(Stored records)
— Begin —

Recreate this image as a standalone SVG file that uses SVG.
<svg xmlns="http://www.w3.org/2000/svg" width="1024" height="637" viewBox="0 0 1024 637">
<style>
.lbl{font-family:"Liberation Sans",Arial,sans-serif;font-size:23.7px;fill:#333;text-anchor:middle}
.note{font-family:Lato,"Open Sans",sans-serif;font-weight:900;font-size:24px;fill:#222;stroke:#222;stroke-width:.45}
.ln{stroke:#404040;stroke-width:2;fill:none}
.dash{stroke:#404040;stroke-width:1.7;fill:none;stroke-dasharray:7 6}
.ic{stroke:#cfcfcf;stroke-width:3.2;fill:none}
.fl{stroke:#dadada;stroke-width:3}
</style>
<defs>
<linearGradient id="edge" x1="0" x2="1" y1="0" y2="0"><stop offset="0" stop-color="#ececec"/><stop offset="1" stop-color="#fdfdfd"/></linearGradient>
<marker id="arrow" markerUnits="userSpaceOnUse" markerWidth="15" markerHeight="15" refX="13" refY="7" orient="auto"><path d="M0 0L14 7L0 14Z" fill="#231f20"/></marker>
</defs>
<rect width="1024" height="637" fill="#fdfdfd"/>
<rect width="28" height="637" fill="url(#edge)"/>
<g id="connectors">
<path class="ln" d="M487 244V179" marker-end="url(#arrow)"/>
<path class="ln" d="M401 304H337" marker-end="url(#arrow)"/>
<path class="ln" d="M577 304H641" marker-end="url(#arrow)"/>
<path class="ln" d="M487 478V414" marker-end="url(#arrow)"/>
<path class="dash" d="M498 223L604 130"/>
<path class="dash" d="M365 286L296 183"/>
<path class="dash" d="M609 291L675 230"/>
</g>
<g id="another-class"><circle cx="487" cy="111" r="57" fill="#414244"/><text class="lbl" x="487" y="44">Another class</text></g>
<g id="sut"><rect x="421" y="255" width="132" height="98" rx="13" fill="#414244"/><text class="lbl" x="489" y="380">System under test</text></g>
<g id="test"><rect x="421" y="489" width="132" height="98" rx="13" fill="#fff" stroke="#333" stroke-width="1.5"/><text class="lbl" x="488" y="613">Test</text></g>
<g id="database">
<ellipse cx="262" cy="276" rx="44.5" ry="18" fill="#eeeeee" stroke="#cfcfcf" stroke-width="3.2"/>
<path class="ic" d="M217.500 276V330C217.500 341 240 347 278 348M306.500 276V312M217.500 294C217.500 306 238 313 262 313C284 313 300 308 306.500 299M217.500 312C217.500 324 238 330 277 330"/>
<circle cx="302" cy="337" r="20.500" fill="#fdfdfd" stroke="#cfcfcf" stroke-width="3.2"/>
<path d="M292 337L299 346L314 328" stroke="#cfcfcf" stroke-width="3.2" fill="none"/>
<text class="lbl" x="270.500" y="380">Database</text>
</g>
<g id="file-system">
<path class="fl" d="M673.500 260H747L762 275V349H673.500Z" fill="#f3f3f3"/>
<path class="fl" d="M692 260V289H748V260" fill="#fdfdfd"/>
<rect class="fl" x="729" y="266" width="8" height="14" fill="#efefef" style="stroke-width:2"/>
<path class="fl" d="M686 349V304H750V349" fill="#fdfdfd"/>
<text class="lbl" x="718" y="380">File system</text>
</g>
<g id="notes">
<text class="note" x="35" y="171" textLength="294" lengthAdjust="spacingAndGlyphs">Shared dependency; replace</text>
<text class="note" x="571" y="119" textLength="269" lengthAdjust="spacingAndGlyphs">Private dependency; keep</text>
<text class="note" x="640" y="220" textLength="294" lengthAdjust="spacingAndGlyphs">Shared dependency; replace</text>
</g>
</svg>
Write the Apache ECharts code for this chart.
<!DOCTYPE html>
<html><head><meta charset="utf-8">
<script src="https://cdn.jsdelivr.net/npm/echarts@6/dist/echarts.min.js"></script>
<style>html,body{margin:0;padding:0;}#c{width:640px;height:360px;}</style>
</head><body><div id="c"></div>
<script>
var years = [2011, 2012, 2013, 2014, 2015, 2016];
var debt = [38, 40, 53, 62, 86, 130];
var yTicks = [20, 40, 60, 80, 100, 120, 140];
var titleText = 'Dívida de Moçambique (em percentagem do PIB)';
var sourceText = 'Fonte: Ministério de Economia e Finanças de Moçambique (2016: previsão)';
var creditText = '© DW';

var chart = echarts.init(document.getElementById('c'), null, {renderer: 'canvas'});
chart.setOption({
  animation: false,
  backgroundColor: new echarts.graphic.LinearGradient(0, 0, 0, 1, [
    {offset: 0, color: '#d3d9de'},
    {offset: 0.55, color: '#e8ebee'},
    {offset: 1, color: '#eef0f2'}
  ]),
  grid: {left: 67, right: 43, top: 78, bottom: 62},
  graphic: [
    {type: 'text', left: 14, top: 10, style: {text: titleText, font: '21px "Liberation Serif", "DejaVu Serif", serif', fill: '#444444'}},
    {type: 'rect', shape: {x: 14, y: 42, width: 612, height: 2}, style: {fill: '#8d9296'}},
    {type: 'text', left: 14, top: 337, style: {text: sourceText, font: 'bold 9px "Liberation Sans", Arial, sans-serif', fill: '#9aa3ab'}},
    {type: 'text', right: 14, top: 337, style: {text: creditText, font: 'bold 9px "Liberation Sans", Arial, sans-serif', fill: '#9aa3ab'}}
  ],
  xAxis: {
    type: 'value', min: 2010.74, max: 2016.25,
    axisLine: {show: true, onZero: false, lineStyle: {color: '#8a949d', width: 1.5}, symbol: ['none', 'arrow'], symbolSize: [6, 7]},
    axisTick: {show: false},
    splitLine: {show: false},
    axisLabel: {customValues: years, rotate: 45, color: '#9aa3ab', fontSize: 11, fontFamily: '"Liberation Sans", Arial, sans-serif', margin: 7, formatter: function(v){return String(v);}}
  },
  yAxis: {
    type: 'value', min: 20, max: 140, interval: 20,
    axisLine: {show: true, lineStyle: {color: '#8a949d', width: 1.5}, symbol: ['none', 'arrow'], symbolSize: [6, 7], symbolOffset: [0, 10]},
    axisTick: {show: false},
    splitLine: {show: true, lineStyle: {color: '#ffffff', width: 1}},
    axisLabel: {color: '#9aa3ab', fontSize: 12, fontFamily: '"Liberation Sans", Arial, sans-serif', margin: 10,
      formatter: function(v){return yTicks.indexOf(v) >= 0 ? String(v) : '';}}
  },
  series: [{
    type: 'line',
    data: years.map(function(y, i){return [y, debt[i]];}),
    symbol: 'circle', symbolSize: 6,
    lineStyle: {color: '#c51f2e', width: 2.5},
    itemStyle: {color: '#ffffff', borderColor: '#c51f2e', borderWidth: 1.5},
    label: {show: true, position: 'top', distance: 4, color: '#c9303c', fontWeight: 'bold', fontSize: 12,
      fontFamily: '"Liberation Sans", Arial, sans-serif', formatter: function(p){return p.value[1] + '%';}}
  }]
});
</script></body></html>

— End —

* _Aim_
Extract, word for word, every line beginning with the one that holds "Write the Apache ECharts code for this chart." and concluding with the one that holds "var creditText = '© DW';". Include both of those lines.

* _In response_
Write the Apache ECharts code for this chart.
<!DOCTYPE html>
<html><head><meta charset="utf-8">
<script src="https://cdn.jsdelivr.net/npm/echarts@6/dist/echarts.min.js"></script>
<style>html,body{margin:0;padding:0;}#c{width:640px;height:360px;}</style>
</head><body><div id="c"></div>
<script>
var years = [2011, 2012, 2013, 2014, 2015, 2016];
var debt = [38, 40, 53, 62, 86, 130];
var yTicks = [20, 40, 60, 80, 100, 120, 140];
var titleText = 'Dívida de Moçambique (em percentagem do PIB)';
var sourceText = 'Fonte: Ministério de Economia e Finanças de Moçambique (2016: previsão)';
var creditText = '© DW';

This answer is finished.